Do I have to travel to the U.S. for the closing?

While you may very well want to attend your real estate closing, it is not necessary. In the event that you cannot or choose not to attend your closing, you must execute a “Power of Attorney.” This is a written document authorizing another person to represent you and sign on your behalf.  Some lenders may require that you be present in the US to sign their loan documents.  This is something you should inquire about when selecting a lender if you do not plan on traveling for the closing.

How will a U.S. real estate purchase affect my taxes?

A foreign property owners’ tax liability in his home country will vary depending upon where the purchaser is from and whether that country has a tax treaty with the United States. Consult a tax attorney familiar with your home country’s treaty to get answers to tax-related questions.

The United States government requires that foreign nationals pay U.S. income taxes (state and federal) on any net income (rental revenues less expenses) received from rental property. If tax returns are not filed in a timely fashion, a tax of 30 percent of the gross rental income may be assessed. Even if you’re incurring losses in the early years of your investment and you don’t owe any taxes to the government, you still must file your tax returns in a timely manner or be subject to financial penalty.

What is FIRPTA?

FIRPTA refers to the Foreign Investment in Real Property Tax Act of 1980.  This ruling authorizes the United States to withhold income tax when property is sold, exchanged, gifted, transferred or liquidated by a foreigner.
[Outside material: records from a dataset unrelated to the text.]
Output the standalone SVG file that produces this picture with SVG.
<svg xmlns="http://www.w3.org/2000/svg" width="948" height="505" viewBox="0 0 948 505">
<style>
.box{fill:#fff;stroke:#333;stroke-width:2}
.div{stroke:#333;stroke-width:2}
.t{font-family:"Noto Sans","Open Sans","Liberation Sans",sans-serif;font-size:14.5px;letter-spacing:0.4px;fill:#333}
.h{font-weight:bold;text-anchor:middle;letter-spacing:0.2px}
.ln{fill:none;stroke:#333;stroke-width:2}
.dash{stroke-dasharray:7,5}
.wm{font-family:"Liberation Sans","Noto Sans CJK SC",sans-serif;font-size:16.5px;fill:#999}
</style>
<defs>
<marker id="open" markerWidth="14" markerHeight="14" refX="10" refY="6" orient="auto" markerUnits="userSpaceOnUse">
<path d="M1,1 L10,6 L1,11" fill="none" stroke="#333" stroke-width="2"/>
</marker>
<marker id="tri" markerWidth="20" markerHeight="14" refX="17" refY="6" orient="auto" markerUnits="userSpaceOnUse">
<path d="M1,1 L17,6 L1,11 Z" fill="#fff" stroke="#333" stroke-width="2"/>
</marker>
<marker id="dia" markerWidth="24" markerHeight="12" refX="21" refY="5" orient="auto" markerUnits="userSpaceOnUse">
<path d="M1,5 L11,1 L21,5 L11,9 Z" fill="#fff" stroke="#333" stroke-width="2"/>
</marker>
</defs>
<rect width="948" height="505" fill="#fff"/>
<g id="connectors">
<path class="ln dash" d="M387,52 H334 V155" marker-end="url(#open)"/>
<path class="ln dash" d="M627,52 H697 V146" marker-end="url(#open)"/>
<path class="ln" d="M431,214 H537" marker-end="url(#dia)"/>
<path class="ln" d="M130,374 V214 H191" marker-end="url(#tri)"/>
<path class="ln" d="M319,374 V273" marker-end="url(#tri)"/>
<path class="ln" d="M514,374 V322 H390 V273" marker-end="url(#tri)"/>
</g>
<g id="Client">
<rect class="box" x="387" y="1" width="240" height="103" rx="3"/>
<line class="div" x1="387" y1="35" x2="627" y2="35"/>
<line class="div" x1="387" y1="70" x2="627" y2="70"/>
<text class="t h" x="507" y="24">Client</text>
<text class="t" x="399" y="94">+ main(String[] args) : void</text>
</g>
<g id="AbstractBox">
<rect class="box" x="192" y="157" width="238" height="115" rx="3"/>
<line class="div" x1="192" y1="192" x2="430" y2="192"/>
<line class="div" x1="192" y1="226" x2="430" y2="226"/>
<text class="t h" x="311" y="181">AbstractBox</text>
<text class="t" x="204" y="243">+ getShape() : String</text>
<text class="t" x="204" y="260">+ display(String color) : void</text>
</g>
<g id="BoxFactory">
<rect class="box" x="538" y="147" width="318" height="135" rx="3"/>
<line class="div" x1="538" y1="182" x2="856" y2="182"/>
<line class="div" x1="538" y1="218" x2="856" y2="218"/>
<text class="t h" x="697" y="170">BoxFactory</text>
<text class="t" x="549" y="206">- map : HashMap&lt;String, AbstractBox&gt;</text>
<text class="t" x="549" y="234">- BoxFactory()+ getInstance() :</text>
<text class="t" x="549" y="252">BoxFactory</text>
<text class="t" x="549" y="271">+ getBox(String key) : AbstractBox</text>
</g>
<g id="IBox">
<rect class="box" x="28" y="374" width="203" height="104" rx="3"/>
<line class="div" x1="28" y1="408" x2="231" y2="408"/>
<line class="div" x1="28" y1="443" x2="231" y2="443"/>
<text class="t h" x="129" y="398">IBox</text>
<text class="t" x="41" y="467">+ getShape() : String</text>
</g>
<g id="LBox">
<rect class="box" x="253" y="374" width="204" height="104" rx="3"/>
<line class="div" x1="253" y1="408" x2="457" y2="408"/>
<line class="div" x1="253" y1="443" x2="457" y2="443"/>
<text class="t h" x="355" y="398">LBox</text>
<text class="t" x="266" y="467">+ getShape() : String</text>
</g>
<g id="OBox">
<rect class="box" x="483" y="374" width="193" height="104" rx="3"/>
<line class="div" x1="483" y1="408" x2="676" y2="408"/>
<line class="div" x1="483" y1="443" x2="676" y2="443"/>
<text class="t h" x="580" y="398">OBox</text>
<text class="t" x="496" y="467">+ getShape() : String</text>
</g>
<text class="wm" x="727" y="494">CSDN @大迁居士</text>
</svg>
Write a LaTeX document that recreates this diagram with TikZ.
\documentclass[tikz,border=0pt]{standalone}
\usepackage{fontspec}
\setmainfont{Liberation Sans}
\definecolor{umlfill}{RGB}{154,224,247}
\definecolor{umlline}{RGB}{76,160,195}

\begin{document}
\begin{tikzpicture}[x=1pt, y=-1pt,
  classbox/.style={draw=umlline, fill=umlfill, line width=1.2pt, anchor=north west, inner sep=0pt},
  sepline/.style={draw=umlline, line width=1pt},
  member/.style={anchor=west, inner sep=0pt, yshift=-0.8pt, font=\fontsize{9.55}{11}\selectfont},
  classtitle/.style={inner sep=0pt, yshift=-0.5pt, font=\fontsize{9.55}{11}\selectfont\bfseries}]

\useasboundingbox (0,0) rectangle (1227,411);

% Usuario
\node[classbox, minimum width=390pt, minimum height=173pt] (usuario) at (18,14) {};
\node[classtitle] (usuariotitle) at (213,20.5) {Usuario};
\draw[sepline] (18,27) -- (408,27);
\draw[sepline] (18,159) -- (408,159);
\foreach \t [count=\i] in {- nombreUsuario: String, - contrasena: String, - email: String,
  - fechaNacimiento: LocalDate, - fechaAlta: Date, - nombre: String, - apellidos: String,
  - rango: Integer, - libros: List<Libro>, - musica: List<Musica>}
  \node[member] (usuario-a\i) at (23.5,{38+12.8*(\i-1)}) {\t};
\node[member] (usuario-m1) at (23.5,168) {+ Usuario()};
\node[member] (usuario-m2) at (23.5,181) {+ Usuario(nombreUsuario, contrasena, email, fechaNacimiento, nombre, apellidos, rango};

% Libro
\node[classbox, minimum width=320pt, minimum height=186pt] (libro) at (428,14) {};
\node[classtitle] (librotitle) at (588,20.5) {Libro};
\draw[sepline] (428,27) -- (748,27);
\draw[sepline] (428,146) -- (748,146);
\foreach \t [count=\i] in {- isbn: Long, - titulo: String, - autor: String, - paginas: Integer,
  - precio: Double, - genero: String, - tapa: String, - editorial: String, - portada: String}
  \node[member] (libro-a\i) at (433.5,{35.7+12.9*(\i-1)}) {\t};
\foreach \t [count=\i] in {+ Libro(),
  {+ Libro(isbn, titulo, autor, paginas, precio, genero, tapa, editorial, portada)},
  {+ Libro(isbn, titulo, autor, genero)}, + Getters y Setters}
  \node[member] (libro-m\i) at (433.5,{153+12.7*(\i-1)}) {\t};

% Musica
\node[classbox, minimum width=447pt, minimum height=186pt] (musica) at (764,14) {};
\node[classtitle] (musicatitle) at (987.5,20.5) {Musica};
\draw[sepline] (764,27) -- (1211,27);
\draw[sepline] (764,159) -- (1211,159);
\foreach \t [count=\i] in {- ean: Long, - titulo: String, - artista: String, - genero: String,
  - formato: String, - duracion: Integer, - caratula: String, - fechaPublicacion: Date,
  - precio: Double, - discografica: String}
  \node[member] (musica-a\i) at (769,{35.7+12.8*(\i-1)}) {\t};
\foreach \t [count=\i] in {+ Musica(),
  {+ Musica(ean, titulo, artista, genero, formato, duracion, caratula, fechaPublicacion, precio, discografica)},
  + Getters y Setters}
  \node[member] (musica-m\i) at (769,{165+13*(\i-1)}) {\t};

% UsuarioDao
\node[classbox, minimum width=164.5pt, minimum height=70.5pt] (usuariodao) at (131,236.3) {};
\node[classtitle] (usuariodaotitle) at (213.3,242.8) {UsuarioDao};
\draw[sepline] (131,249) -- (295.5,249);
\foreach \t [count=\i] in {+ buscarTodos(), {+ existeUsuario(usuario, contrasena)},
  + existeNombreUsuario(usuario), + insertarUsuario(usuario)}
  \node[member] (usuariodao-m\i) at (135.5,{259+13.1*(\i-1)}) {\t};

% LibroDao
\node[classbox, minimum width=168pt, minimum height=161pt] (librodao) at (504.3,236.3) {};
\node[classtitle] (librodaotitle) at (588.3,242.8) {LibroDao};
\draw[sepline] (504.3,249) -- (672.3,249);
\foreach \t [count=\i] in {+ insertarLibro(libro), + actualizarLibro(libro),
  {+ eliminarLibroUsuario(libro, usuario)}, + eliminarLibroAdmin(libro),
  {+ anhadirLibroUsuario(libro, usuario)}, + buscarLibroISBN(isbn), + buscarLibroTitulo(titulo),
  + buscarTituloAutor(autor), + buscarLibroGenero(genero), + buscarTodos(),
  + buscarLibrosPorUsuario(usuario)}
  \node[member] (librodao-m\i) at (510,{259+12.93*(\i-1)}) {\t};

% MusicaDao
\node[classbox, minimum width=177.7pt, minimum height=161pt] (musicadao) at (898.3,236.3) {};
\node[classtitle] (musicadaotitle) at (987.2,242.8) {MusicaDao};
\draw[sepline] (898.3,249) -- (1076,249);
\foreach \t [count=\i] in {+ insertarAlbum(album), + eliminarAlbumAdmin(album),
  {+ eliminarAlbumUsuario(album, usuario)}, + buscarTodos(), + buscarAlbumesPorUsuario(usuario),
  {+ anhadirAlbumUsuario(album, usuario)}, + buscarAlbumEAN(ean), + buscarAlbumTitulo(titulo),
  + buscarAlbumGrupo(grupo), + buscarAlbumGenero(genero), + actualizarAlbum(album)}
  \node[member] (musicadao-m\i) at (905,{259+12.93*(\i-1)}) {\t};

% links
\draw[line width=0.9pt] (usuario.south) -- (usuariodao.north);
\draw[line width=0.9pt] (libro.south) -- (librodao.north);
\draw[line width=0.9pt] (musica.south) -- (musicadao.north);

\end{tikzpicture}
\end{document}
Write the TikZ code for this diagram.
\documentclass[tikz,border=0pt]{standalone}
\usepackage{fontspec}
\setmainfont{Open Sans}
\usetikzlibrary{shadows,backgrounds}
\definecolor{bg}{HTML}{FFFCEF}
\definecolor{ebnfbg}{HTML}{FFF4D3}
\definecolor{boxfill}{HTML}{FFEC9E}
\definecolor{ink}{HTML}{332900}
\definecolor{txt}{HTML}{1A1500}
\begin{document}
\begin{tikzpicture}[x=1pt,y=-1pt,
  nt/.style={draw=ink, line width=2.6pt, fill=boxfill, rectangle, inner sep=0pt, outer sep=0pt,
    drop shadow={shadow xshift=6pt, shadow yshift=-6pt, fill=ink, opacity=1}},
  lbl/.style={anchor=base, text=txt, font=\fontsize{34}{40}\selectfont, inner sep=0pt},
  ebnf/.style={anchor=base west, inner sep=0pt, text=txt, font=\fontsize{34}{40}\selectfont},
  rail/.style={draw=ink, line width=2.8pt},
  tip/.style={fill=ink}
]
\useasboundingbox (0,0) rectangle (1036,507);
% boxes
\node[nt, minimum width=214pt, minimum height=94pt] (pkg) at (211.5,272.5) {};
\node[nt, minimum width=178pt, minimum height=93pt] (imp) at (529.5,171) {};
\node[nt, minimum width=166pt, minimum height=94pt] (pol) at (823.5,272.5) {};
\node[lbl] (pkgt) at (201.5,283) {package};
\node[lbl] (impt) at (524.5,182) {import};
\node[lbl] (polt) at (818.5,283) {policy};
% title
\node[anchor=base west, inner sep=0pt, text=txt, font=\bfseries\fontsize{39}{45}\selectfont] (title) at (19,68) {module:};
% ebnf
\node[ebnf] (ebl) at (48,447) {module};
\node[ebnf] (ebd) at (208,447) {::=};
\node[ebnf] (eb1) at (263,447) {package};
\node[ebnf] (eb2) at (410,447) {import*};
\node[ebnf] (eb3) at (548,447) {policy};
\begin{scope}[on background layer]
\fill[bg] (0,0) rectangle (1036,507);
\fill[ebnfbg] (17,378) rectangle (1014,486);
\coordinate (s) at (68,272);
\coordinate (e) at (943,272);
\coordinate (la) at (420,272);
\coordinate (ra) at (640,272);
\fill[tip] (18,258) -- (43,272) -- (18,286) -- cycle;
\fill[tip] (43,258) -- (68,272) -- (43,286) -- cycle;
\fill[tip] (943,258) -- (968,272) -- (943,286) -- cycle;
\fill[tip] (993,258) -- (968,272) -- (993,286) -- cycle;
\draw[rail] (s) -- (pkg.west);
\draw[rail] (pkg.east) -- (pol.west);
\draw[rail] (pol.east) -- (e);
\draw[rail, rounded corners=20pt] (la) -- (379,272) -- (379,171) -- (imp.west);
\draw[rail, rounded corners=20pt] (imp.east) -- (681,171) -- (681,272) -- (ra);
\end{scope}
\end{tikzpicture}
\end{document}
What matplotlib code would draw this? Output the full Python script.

The Internal Revenue Service takes 15 percent of the proceeds and the state government will also take a percentage (if applicable). When a US tax return is submitted reporting the capital gains tax, if there is any refund due, that money will be refunded to the filer.

If the buyer of the home from the foreign national investor will reside in the home more than 50% of the time and the home sales price is under $300,000.00, the purchaser is not obligated to retain the 15% tax.